Furious and confused, the young man, went to see his grandmother.
'Grandma,' he asked, "It's my 18th birthday, so why can't I walk 'cross the lake like my father, his father, and his father before him?"
Granny looked deeply into the young man's, troubled brown eyes and said, "Because your father, your grandfather and your great grandfather were all born in December, when the lake is frozen, and you were born in August - duh!
Here's one I like, it's got a rude word in it but it's funny....
One day the teacher challenges the class to construct a sentence with the word 'contagious' in it.
Little Mary was the first to raise her hand. 'Yes Mary?' Asks the teacher. 'My little brother had the measles and my Mam said to beware, as they are contagious.' 'Well done' says Teacher.
Next up was Jack. 'Yes Jack?' asks Teacher. 'My Dad was off work last week because he had a bug and it was contagious.' Very good says Teacher.

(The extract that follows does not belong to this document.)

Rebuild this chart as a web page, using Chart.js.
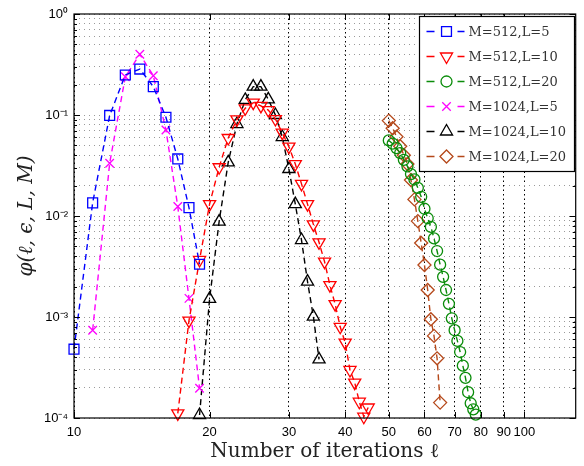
<!DOCTYPE html>
<html><head><meta charset="utf-8">
<script src="https://cdn.jsdelivr.net/npm/chart.js@4"></script>
<style>html,body{margin:0;padding:0;background:#fff}</style>
</head><body>
<canvas id="c" width="584" height="466"></canvas>
<script>
// ---- tick values ----
const xTickValues = [10, 20, 30, 40, 50, 60, 70, 80, 90, 100];
const yDecades = [1e-4, 1e-3, 1e-2, 1e-1, 1];
const yMinorMultipliers = [2, 3, 4, 5, 6, 7, 8, 9];

// ---- series ----
const seriesLabels = ['M=512,L=5', 'M=512,L=10', 'M=512,L=20', 'M=1024,L=5', 'M=1024,L=10', 'M=1024,L=20'];

const iters_512_5 = [10, 11, 12, 13, 14, 15, 16, 17, 18, 19];
const phi_512_5 = [4.8e-4, 0.0135, 0.099, 0.249, 0.285, 0.191, 0.095, 0.0367, 0.0121, 0.00333];

const iters_512_10 = [17, 18, 19, 20, 21, 22, 23, 24, 25, 26, 27, 28, 29, 30, 31, 32, 33, 34, 35, 36, 37, 38, 39, 40, 41, 42, 43, 44, 45];
const phi_512_10 = [1.11e-4, 9.2e-4, 3.67e-3, 0.0131, 0.0304, 0.0592, 0.0906, 0.1165, 0.1324, 0.123, 0.112, 0.0912, 0.0668, 0.0486, 0.0327, 0.0208, 0.0131, 8.27e-3, 5.49e-3, 3.53e-3, 2.07e-3, 1.34e-3, 8.0e-4, 5.57e-4, 2.99e-4, 2.24e-4, 1.45e-4, 1.03e-4, 1.27e-4];

const iters_512_20 = [50, 51, 52, 53, 54, 55, 56, 57, 58, 59, 60, 61, 62, 63, 64, 65, 66, 67, 68, 69, 70, 71, 72, 73, 74, 75, 76, 77, 78];
const phi_512_20 = [0.056, 0.052, 0.047, 0.042, 0.036, 0.031, 0.026, 0.023, 0.019, 0.0155, 0.0118, 0.0095, 0.0078, 0.006, 0.0045, 0.0033, 0.0025, 0.00185, 0.00135, 0.00097, 0.00074, 0.00058, 0.00045, 0.00033, 0.00025, 0.00018, 0.00014, 0.000122, 0.000108];

const iters_1024_5 = [11, 12, 13, 14, 15, 16, 17, 18, 19];
const phi_1024_5 = [7.4e-4, 0.0333, 0.239, 0.399, 0.245, 0.071, 0.0124, 0.00153, 1.97e-4];

const iters_1024_10 = [19, 20, 21, 22, 23, 24, 25, 26, 27, 28, 29, 30, 31, 32, 33, 34, 35];
const phi_1024_10 = [1.07e-4, 1.51e-3, 8.79e-3, 0.034, 0.0814, 0.141, 0.191, 0.191, 0.143, 0.1, 0.0605, 0.0292, 0.0131, 5.78e-3, 2.24e-3, 1.01e-3, 3.81e-4];

const iters_1024_20 = [50, 51, 52, 53, 54, 55, 56, 57, 58, 59, 60, 61, 62, 63, 64, 65];
const phi_1024_20 = [0.088, 0.074, 0.061, 0.049, 0.040, 0.0327, 0.0227, 0.0146, 8.9e-3, 5.4e-3, 3.27e-3, 1.85e-3, 9.5e-4, 6.5e-4, 3.9e-4, 1.42e-4];

// ---- helpers ----
const SUP = {'0':'\u2070','1':'\u00B9','2':'\u00B2','3':'\u00B3','4':'\u2074','5':'\u2075','6':'\u2076','7':'\u2077','8':'\u2078','9':'\u2079','-':'\u207B'};
const toSup = s => String(s).split('').map(ch => SUP[ch] || ch).join('');
const isDecade = v => Math.abs(Math.log10(v) - Math.round(Math.log10(v))) < 1e-9;

function makeSet(label, xs, ys, color, style, radius, rotation) {
  return {
    label,
    data: xs.map((x, i) => ({x, y: ys[i]})),
    borderColor: color,
    backgroundColor: 'rgba(0,0,0,0)',
    borderWidth: 1.4,
    borderDash: [6, 4],
    pointStyle: style,
    pointRadius: radius,
    pointHoverRadius: radius,
    pointRotation: rotation,
    pointBorderWidth: 1.3,
    pointBorderColor: color,
    pointBackgroundColor: 'rgba(0,0,0,0)',
    showLine: true,
    tension: 0,
    clip: false
  };
}

const datasets = [
  makeSet(seriesLabels[0], iters_512_5, phi_512_5, '#0000ff', 'rect', 7, 0),
  makeSet(seriesLabels[1], iters_512_10, phi_512_10, '#ff0000', 'triangle', 7, 180),
  makeSet(seriesLabels[2], iters_512_20, phi_512_20, '#0a8c0a', 'circle', 5.5, 0),
  makeSet(seriesLabels[3], iters_1024_5, phi_1024_5, '#ff00ff', 'crossRot', 6, 0),
  makeSet(seriesLabels[4], iters_1024_10, phi_1024_10, '#000000', 'triangle', 7, 0),
  makeSet(seriesLabels[5], iters_1024_20, phi_1024_20, '#b5481a', 'rectRot', 6.5, 0)
];

// frame + inward ticks
const framePlugin = {
  id: 'frame',
  afterDatasetsDraw(chart) {
    const ctx = chart.ctx, a = chart.chartArea;
    ctx.save();
    ctx.strokeStyle = '#000';
    ctx.lineWidth = 1.2;
    ctx.setLineDash([]);
    ctx.strokeRect(a.left, a.top, a.right - a.left, a.bottom - a.top);
    ctx.lineWidth = 1;
    ctx.beginPath();
    const ys = chart.scales.y;
    ys.ticks.forEach(t => {
      const p = Math.round(ys.getPixelForValue(t.value)) + 0.5;
      const len = isDecade(t.value) ? 6 : 3;
      ctx.moveTo(a.left, p); ctx.lineTo(a.left + len, p);
      ctx.moveTo(a.right, p); ctx.lineTo(a.right - len, p);
    });
    const xs = chart.scales.x;
    xs.ticks.forEach(t => {
      const p = Math.round(xs.getPixelForValue(t.value)) + 0.5;
      ctx.moveTo(p, a.bottom); ctx.lineTo(p, a.bottom - 6);
      ctx.moveTo(p, a.top); ctx.lineTo(p, a.top + 6);
    });
    ctx.stroke();
    ctx.restore();
  }
};

// boxed legend inside the plot, top right
const boxLegend = {
  id: 'boxLegend',
  afterDraw(chart) {
    const ctx = chart.ctx, a = chart.chartArea;
    const ds = chart.data.datasets;
    const w = 155, rowH = 25, h = ds.length * rowH + 5;
    const x0 = Math.round(a.right - w - 2) + 0.5, y0 = Math.round(a.top + 2) + 0.5;
    ctx.save();
    ctx.fillStyle = '#fff';
    ctx.fillRect(x0, y0, w, h);
    ctx.strokeStyle = '#000';
    ctx.lineWidth = 1.2;
    ctx.setLineDash([]);
    ctx.strokeRect(x0, y0, w, h);
    ds.forEach((d, i) => {
      const cy = y0 + 15 + i * rowH;
      ctx.strokeStyle = d.borderColor;
      ctx.lineWidth = d.borderWidth;
      ctx.setLineDash([]);
      ctx.beginPath();
      ctx.moveTo(x0 + 7, cy); ctx.lineTo(x0 + 15, cy);
      ctx.moveTo(x0 + 38, cy); ctx.lineTo(x0 + 45, cy);
      ctx.stroke();
      ctx.fillStyle = 'rgba(0,0,0,0)';
      ctx.lineWidth = d.pointBorderWidth;
      Chart.helpers.drawPoint(ctx, {pointStyle: d.pointStyle, rotation: d.pointRotation, radius: d.pointRadius, borderWidth: d.pointBorderWidth}, x0 + 27, cy);
      ctx.fillStyle = '#333';
      ctx.font = '13px "DejaVu Serif"';
      ctx.textBaseline = 'middle';
      ctx.textAlign = 'left';
      ctx.fillText(d.label, x0 + 49, cy + 1);
    });
    ctx.restore();
  }
};

new Chart(document.getElementById('c'), {
  type: 'line',
  data: { datasets },
  plugins: [framePlugin, boxLegend],
  options: {
    responsive: false,
    animation: false,
    devicePixelRatio: 1,
    layout: { padding: { top: 14, right: 7, left: 0, bottom: 0 } },
    plugins: { legend: { display: false }, tooltip: { enabled: false } },
    scales: {
      x: {
        type: 'logarithmic',
        min: 10, max: 130,
        afterBuildTicks: s => { s.ticks = xTickValues.map(v => ({value: v, major: true})); },
        afterFit: s => { s.height = 48; },
        ticks: {
          autoSkip: false, maxRotation: 0, padding: 7,
          color: '#000',
          font: { family: '"Liberation Sans", Arial, sans-serif', size: 13 },
          callback: v => String(v)
        },
        grid: { color: '#000', lineWidth: 1, drawTicks: false },
        border: { display: false, dash: [1.5, 3] },
        title: {
          display: true, text: 'Number of iterations \u2113', color: '#222',
          font: { family: '"DejaVu Serif", serif', size: 20 },
          padding: { top: 0, bottom: 2 }
        }
      },
      y: {
        type: 'logarithmic',
        min: 1e-4, max: 1,
        afterBuildTicks: s => {
          const t = [];
          yDecades.forEach((d, i) => {
            t.push({value: d, major: true});
            if (i < yDecades.length - 1) yMinorMultipliers.forEach(m => t.push({value: m * d, major: false}));
          });
          s.ticks = t;
        },
        afterFit: s => { s.width = 74; },
        ticks: {
          autoSkip: false, padding: 6,
          color: '#000',
          font: { family: '"Liberation Sans", Arial, sans-serif', size: 13 },
          callback: v => isDecade(v) ? '10' + toSup(Math.round(Math.log10(v))) : ''
        },
        grid: { color: '#9a9a9a', lineWidth: 1, drawTicks: false },
        border: { display: false, dash: [1, 4] },
        title: {
          display: true, text: '\u03C6(\u2113, \u03F5, L, M)', color: '#222',
          font: { family: '"DejaVu Serif", serif', size: 20, style: 'italic' },
          padding: { top: 15, bottom: 0 }
        }
      }
    }
  }
});
</script>
</body></html>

At the back of the class was Jimmy, picking his nose and flicking the snot at Mary. 'Come on Jimmy,' says Teacher, 'Can you think of a sentence with the word contagious in it?'
Jimmy thinks for a short while, and jumps up enthusiastically, 'Miss, Miss, my next door neighbour was painting his fence with a paintbrush and my Dad said It's going to take that contagious.'
haha! Loving the jokes.. 🙂
Keep them coming :woohoo:
So, there's this little boy walking down the street, crying his eyes out, dragging behind him a squashed frog on a piece of string. He walks up to the door of the local brothel and knocks. When the Madam answers, he pulls out of his pocket a wad of notes, and through his tears, he sniffs at the Madam, 'I want to sleep with the dirtiest, most disease ridden prostitute you've got.' 'I'm sorry young man,' she answers, 'that's not the kind of establishment I run here.' So he waves the notes in her face, and again through his tears, demands the 'dirtiest, most disease ridden prostitute you've got.' 'OK,' says the Madam, 'down the corridor, last door on your left.' Off he trots, dragging the squashed frog behind him, and enters the room. 20 minutes later, he comes out with a big grin on his face, says thanks to the Madam and makes to leave. Before he gets to the door, she has to ask, 'Why did you want to sleep with the dirtiest, most disease ridden prostitute I have...?'
'Well,' says the boy, 'when I get home, Mam and Dad are going out and I'll sleep with the baby sitter and pass on the disease to her. When Mam and Dad get back, Dad will take the baby sitter home and sleep with her and he'll get the disease. When he comes home, he'll sleep with Mam and she'll get the disease. Then tomorrow, when Dad goes to work, Mam will sleep with the next door neighbour and he'll get the disease AND THAT PRAT RAN OVER MY FROG.'
I'm sure I shouldn't be laughing at that, but it is funny 😀
A young woman brings home her fiancee to meet her parents. After dinner, her mother tells her father to find out about the young man. The father invites the fiancee to his study for a drink.
"So what are your plans?" the father asks the young man.
"I am a Torah scholar," he replies.
"A Torah scholar. Hmmm," the father says. "Admirable, but what will you do to provide a nice house for my daughter to live in, as she's accustomed to?"
"I will study," the young man replies, "and God will provide for us."
"And how will you buy her a beautiful engagement ring, such as she deserves?" asks the father.
"I will concentrate on my studies," the young man replies, "God will provide for us."
"And children?" asks the father. "How will you support children?"
"Don't worry, sir, God will provide," replies the fiancee.
The conversation proceeds like this, and each time the father questions, the young idealist insists that God will provide.
Later, the mother asks, "How did it go, Honey?"
The father answers, "He has no job and no plans, but the good news is he thinks I'm God."
Wow good to see you posting Mr Orange! Welcome back!